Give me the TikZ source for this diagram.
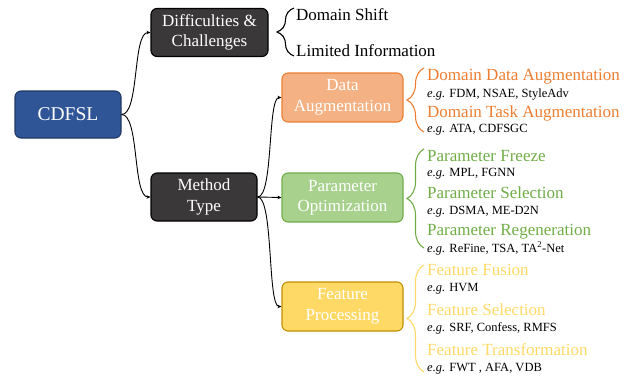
\documentclass[tikz,border=0pt]{standalone}
\usepackage{fontspec}
\setmainfont{Liberation Serif}
\usetikzlibrary{arrows.meta,decorations.pathreplacing}

\definecolor{cdblue}{HTML}{2F5597}
\definecolor{cdblueline}{HTML}{203864}
\definecolor{darkfill}{HTML}{3A3838}
\definecolor{orfill}{HTML}{F4B183}
\definecolor{orline}{HTML}{ED7D31}
\definecolor{grfill}{HTML}{A9D18E}
\definecolor{grline}{HTML}{70AD47}
\definecolor{yefill}{HTML}{FFD966}
\definecolor{yeline}{HTML}{BF9000}
\definecolor{yetext}{HTML}{FFD966}

\tikzset{
  box/.style={rounded corners=6pt, line width=1.1pt, text=white, align=center,
    font=\fontsize{17}{20.5}\selectfont, inner sep=0pt},
  conn/.style={line width=0.9pt, -{Stealth[length=4pt,width=3.5pt]}},
  bracestyle/.style={line width=1.1pt, decorate,
    decoration={brace, amplitude=17pt}},
  cat/.style={anchor=west, inner sep=0pt, font=\fontsize{17}{20}\selectfont},
  ex/.style={anchor=west, inner sep=0pt, font=\fontsize{12.5}{15}\selectfont, text=black},
}

\begin{document}
\begin{tikzpicture}[x=1pt,y=-1pt]
\useasboundingbox (0,0) rectangle (630,380);

% main boxes
\node[box, draw=cdblueline, fill=cdblue, minimum width=106pt, minimum height=47pt,
  font=\fontsize{19.5}{23}\selectfont] (cdfsl) at (68,114.5) {CDFSL};
\node[box, draw=black, fill=darkfill, minimum width=117pt, minimum height=48pt] (dc) at (209.5,32.5) {Difficulties \&\\Challenges};
\node[box, draw=black, fill=darkfill, minimum width=106pt, minimum height=48pt] (mt) at (204,197) {Method\\Type};
\node[box, draw=orline, fill=orfill, minimum width=121pt, minimum height=49pt] (da) at (342.5,97.5) {Data\\Augmentation};
\node[box, draw=grline, fill=grfill, minimum width=121pt, minimum height=49pt] (po) at (342.5,197.5) {Parameter\\Optimization};
\node[box, draw=yeline, fill=yefill, minimum width=121pt, minimum height=49pt] (fp) at (342.5,306.5) {Feature\\Processing};

% connectors
\draw[conn] (cdfsl.east) .. controls +(18,0) and +(-18,0) .. (dc.west);
\draw[conn] (cdfsl.east) .. controls +(18,0) and +(-18,0) .. (mt.west);
\draw[conn] (mt.east) .. controls +(16,0) and +(-14,0) .. (da.west);
\draw[conn] (mt.east) -- (po.west);
\draw[conn] (mt.east) .. controls +(16,0) and +(-14,0) .. (fp.west);

% difficulties
\coordinate (dcbt) at (294,56);
\coordinate (dcbb) at (294,8);
\draw[bracestyle, draw=black] (dcbt) -- (dcbb);
\node[cat] (ds) at (296,15) {Domain Shift};
\node[cat] (li) at (296,51) {Limited Information};

% data augmentation branch
\coordinate (dat) at (424,132);
\coordinate (dab) at (424,68);
\draw[bracestyle, draw=orline] (dat) -- (dab);
\node[cat, text=orline] (dda) at (427,77) {Domain Data Augmentation};
\node[ex] (dda-e) at (427,94.5) {\textit{e.g.} FDM, NSAE, StyleAdv};
\node[cat, text=orline] (dta) at (427,113) {Domain Task Augmentation};
\node[ex] (dta-e) at (427,130) {\textit{e.g.} ATA, CDFSGC};

% parameter optimization branch
\coordinate (pot) at (424,248);
\coordinate (pob) at (424,149);
\draw[bracestyle, draw=grline] (pot) -- (pob);
\node[cat, text=grline] (pf) at (427,156) {Parameter Freeze};
\node[ex] (pf-e) at (427,173.5) {\textit{e.g.} MPL, FGNN};
\node[cat, text=grline] (ps) at (427,193) {Parameter Selection};
\node[ex] (ps-e) at (427,212) {\textit{e.g.} DSMA, ME-D2N};
\node[cat, text=grline] (pr) at (427,232) {Parameter Regeneration};
\node[ex] (pr-e) at (427,248.5) {\textit{e.g.} ReFine, TSA, TA\textsuperscript{2}-Net};

% feature processing branch
\coordinate (fpt) at (424,372);
\coordinate (fpb) at (424,265);
\draw[bracestyle, draw=yetext] (fpt) -- (fpb);
\node[cat, text=yetext] (ff) at (427,270) {Feature Fusion};
\node[ex] (ff-e) at (427,288.5) {\textit{e.g.} HVM};
\node[cat, text=yetext] (fs) at (427,310) {Feature Selection};
\node[ex] (fs-e) at (427,328.5) {\textit{e.g.} SRF, Confess, RMFS};
\node[cat, text=yetext] (ft) at (427,350) {Feature Transformation};
\node[ex] (ft-e) at (427,368.5) {\textit{e.g.} FWT , AFA, VDB};
\end{tikzpicture}
\end{document}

_ _ _ _ _ _ _

Omit pictures; set down the rest of the material word for word.

The answer
Give me the TikZ source for this diagram.
\documentclass[tikz,border=0pt]{standalone}
\usepackage{fontspec}
\setmainfont{Liberation Serif}
\usetikzlibrary{arrows.meta,decorations.pathreplacing}

\definecolor{cdblue}{HTML}{2F5597}
\definecolor{cdblueline}{HTML}{203864}
\definecolor{darkfill}{HTML}{3A3838}
\definecolor{orfill}{HTML}{F4B183}
\definecolor{orline}{HTML}{ED7D31}
\definecolor{grfill}{HTML}{A9D18E}
\definecolor{grline}{HTML}{70AD47}
\definecolor{yefill}{HTML}{FFD966}
\definecolor{yeline}{HTML}{BF9000}
\definecolor{yetext}{HTML}{FFD966}

\tikzset{
  box/.style={rounded corners=6pt, line width=1.1pt, text=white, align=center,
    font=\fontsize{17}{20.5}\selectfont, inner sep=0pt},
  conn/.style={line width=0.9pt, -{Stealth[length=4pt,width=3.5pt]}},
  bracestyle/.style={line width=1.1pt, decorate,
    decoration={brace, amplitude=17pt}},
  cat/.style={anchor=west, inner sep=0pt, font=\fontsize{17}{20}\selectfont},
  ex/.style={anchor=west, inner sep=0pt, font=\fontsize{12.5}{15}\selectfont, text=black},
}

\begin{document}
\begin{tikzpicture}[x=1pt,y=-1pt]
\useasboundingbox (0,0) rectangle (630,380);

% main boxes
\node[box, draw=cdblueline, fill=cdblue, minimum width=106pt, minimum height=47pt,
  font=\fontsize{19.5}{23}\selectfont] (cdfsl) at (68,114.5) {CDFSL};
\node[box, draw=black, fill=darkfill, minimum width=117pt, minimum height=48pt] (dc) at (209.5,32.5) {Difficulties \&\\Challenges};
\node[box, draw=black, fill=darkfill, minimum width=106pt, minimum height=48pt] (mt) at (204,197) {Method\\Type};
\node[box, draw=orline, fill=orfill, minimum width=121pt, minimum height=49pt] (da) at (342.5,97.5) {Data\\Augmentation};
\node[box, draw=grline, fill=grfill, minimum width=121pt, minimum height=49pt] (po) at (342.5,197.5) {Parameter\\Optimization};
\node[box, draw=yeline, fill=yefill, minimum width=121pt, minimum height=49pt] (fp) at (342.5,306.5) {Feature\\Processing};

% connectors
\draw[conn] (cdfsl.east) .. controls +(18,0) and +(-18,0) .. (dc.west);
\draw[conn] (cdfsl.east) .. controls +(18,0) and +(-18,0) .. (mt.west);
\draw[conn] (mt.east) .. controls +(16,0) and +(-14,0) .. (da.west);
\draw[conn] (mt.east) -- (po.west);
\draw[conn] (mt.east) .. controls +(16,0) and +(-14,0) .. (fp.west);

% difficulties
\coordinate (dcbt) at (294,56);
\coordinate (dcbb) at (294,8);
\draw[bracestyle, draw=black] (dcbt) -- (dcbb);
\node[cat] (ds) at (296,15) {Domain Shift};
\node[cat] (li) at (296,51) {Limited Information};

% data augmentation branch
\coordinate (dat) at (424,132);
\coordinate (dab) at (424,68);
\draw[bracestyle, draw=orline] (dat) -- (dab);
\node[cat, text=orline] (dda) at (427,77) {Domain Data Augmentation};
\node[ex] (dda-e) at (427,94.5) {\textit{e.g.} FDM, NSAE, StyleAdv};
\node[cat, text=orline] (dta) at (427,113) {Domain Task Augmentation};
\node[ex] (dta-e) at (427,130) {\textit{e.g.} ATA, CDFSGC};

% parameter optimization branch
\coordinate (pot) at (424,248);
\coordinate (pob) at (424,149);
\draw[bracestyle, draw=grline] (pot) -- (pob);
\node[cat, text=grline] (pf) at (427,156) {Parameter Freeze};
\node[ex] (pf-e) at (427,173.5) {\textit{e.g.} MPL, FGNN};
\node[cat, text=grline] (ps) at (427,193) {Parameter Selection};
\node[ex] (ps-e) at (427,212) {\textit{e.g.} DSMA, ME-D2N};
\node[cat, text=grline] (pr) at (427,232) {Parameter Regeneration};
\node[ex] (pr-e) at (427,248.5) {\textit{e.g.} ReFine, TSA, TA\textsuperscript{2}-Net};

% feature processing branch
\coordinate (fpt) at (424,372);
\coordinate (fpb) at (424,265);
\draw[bracestyle, draw=yetext] (fpt) -- (fpb);
\node[cat, text=yetext] (ff) at (427,270) {Feature Fusion};
\node[ex] (ff-e) at (427,288.5) {\textit{e.g.} HVM};
\node[cat, text=yetext] (fs) at (427,310) {Feature Selection};
\node[ex] (fs-e) at (427,328.5) {\textit{e.g.} SRF, Confess, RMFS};
\node[cat, text=yetext] (ft) at (427,350) {Feature Transformation};
\node[ex] (ft-e) at (427,368.5) {\textit{e.g.} FWT , AFA, VDB};
\end{tikzpicture}
\end{document}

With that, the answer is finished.